I’ve been sitting with this since that conference. It seems like those of us with the most power and privilege have the least organic opportunities for strengthening our tolerance for existential distress because most of the institutions that we’re a part of center us by design. That moment of arriving on the Barnard campus was one of class and cultural dislocation for me; as a middle class kid from Colorado Springs, the casual references to boarding schools and the way my first best friend bought a coat at Banana Republic full-price left me feeling definitionally in flux.
You can’t see who you are and what you know most accurately without also having some sense, even if vague, of the vast terrain that you’ve never traversed. The things you don’t know. The experiences you’ve never had. The knowledge you don’t possess. For too many of us, that which we don’t know remains invisible, rather than opaque. It’s not a country we’ve never been to. It’s a country we don’t even realize exists.
In other words, I wonder if most arrogance doesn’t stem from living a self-reinforcing life within segregated communities—where you and your opinions feel right at home, undisturbed by contradictory information, experiences, or voices. (This is why both genuinely diverse communities and reading widely are so powerful!)
Learning more, breaking out, seeing a snag in the matrix is a good thing, but sometimes it can cause an insecure person to puff up even bigger (I think we’re seeing a lot of this right now in our culture). The trick is to venture and tolerate the existential distress, resist puffing up or hunkering down. Sit with it. Feel it in your body. Let the dust settle and then see what you can make of the broken parts. Repeat forever.

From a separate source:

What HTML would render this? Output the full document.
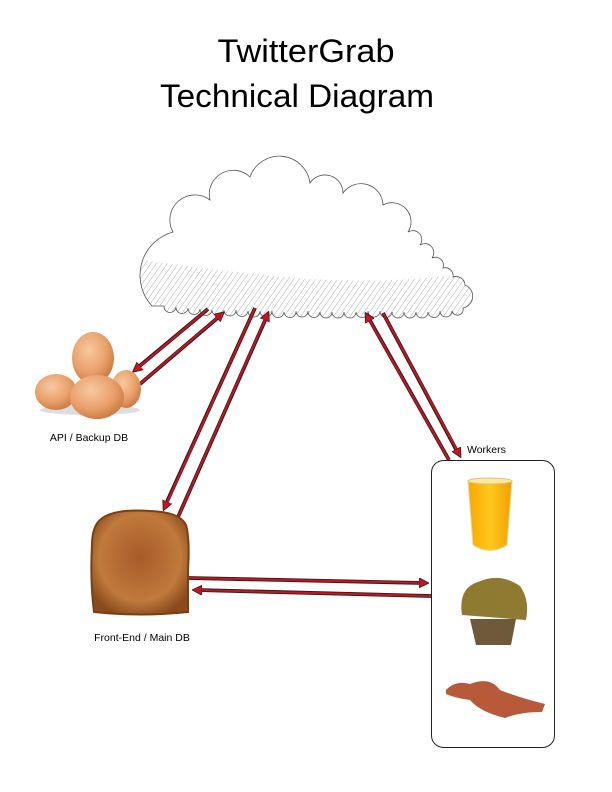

In Colorado Springs, I was a straight A student in English, someone who prided myself on my strongly worded commentaries for the high school newspaper; in a new context, I was a mediocre student who hadn’t read many of the great philosophers, unlike my peers. I went from obliviousness to existential distress to insecurity to arrogance, in two heady semesters. Thankfully, by sophomore year, my head shrank down to a reasonable size. I think it was a matter of time and exposure; whereas my first year, I realized that I hadn’t seen myself and my abilities accurately in the small pond of my adolescence, my second year I realized that there was an ocean so vast, so complex, that it would take me more than a lifetime to explore even a fraction of it.
And that’s when I landed on the most enchanting country of all: wonder.
what a great essay about uncertainty. I'm navigating a lengthy divorce right now which has just entered the mediation phase, and my whole life is up for grabs. Yesterday my husband acted cold and hard towards me and broke my heart again (though I know it was a rational way for him to be. My heart hadn't yet gotten the message.) And he said some things from his point of view which made me question my assumptions. I'm working on integrating his perceptions into mine, wanting to understand him more and better, wanting to connect, knowing that's no longer possible in the ways it was. Holding the grief. The Grief. It is one of the hardest things I've ever done - to learn to hold both Black and White at the same time and to find the Grey where there is overlap and connection and shifts in perception - and Grief.
It is damned hard to be human sometimes.
Dear courtney.....It is always a joy to see what you have to say. I need to tell you that today because I am out of touch with everything and everybody.....feeling so overwhelmed by the accretions of age, so worried about election.... But I was that Freshman. I remain that Freshman. I still wonder what Hueristic means. keep up the good work.